Ich habe gestern eine defekte externe Festplatte erhalten. 

Ich wollte versuchen die Daten zu retten (Kinder Bilder usw.). Ich hab die Festplatte angeschlossen nichts ist passiert.

Ich bin auf die Idee gekommen die Festplatte direkt in den PC zu hängen das hat auch funktioniert ich bekomme alle Daten angezeigt. jetzt gehts ans kopieren. Einige Daten konnte ich kopieren andere nicht da hängt sich der PC auf.
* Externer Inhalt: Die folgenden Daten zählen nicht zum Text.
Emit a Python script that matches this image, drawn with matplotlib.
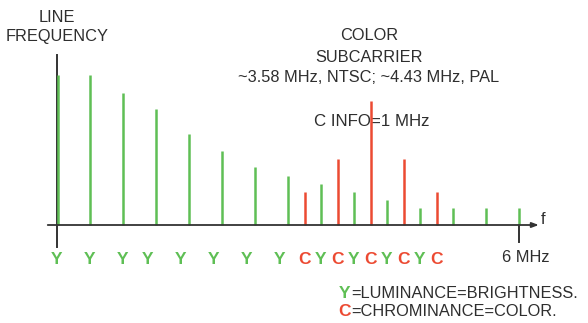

Gibt es ein Programm mit dem ich die Daten kopieren kann, dass "erkennt" welche Daten defekt oder nicht lesbar sind und diese erst garnicht kopiert?

Oder hat jemand einen anderen Vorschlag wie ich einen Großteil der Daten retten kann ohne das der PC dauernd abstürzt.


----------



## SPS Markus (7 Februar 2010)

Es gibt da ein Programm mit dem es geht. 
(Selber nicht getestet!!!)
Suche mal nach  >testdisk<

Must halt ma probieren.

Markus


----------



## gravieren (7 Februar 2010)

Hi

Solten extrem wichtige Daten auf der Festplatte sein  --> Finger weg !!!

LASS die Profis ran.



Ansonsten das hier: (Für Laien geeignet  )

http://www.chip.de/downloads/Unstoppable-Copier_13005271.html


----------



## Full Flavor (7 Februar 2010)

Wichtige Daten nicht unbedingt es sind halt die Fotos seiner Kinder in frühen Jahren. Wäre schade wenn man die nicht wenigstens zum Teil retten kann ich versuch die Vorschläge mal die Woche. Schau mer mal


----------



## Sven Rothenpieler (15 Februar 2010)

Es gibt auch noch "Scavenger", ist allerdings nicht kostenlos, sondern kostet ca. 40 €... einfach mal googlen. Hat mir aber bereits sehr geholfen, da ich dieses Problem auch hatte...

und das Tolle ist, dass sogar die Dateinamen und Ordnerstrukturen beibehalten werden. ;-)


----------



## marcengbarth (5 März 2010)

O&O DisKRecovery 6 kann so was. Kostet zwar 100€, funktioniert aber. Demoversion kann man runterladen und testen.


----------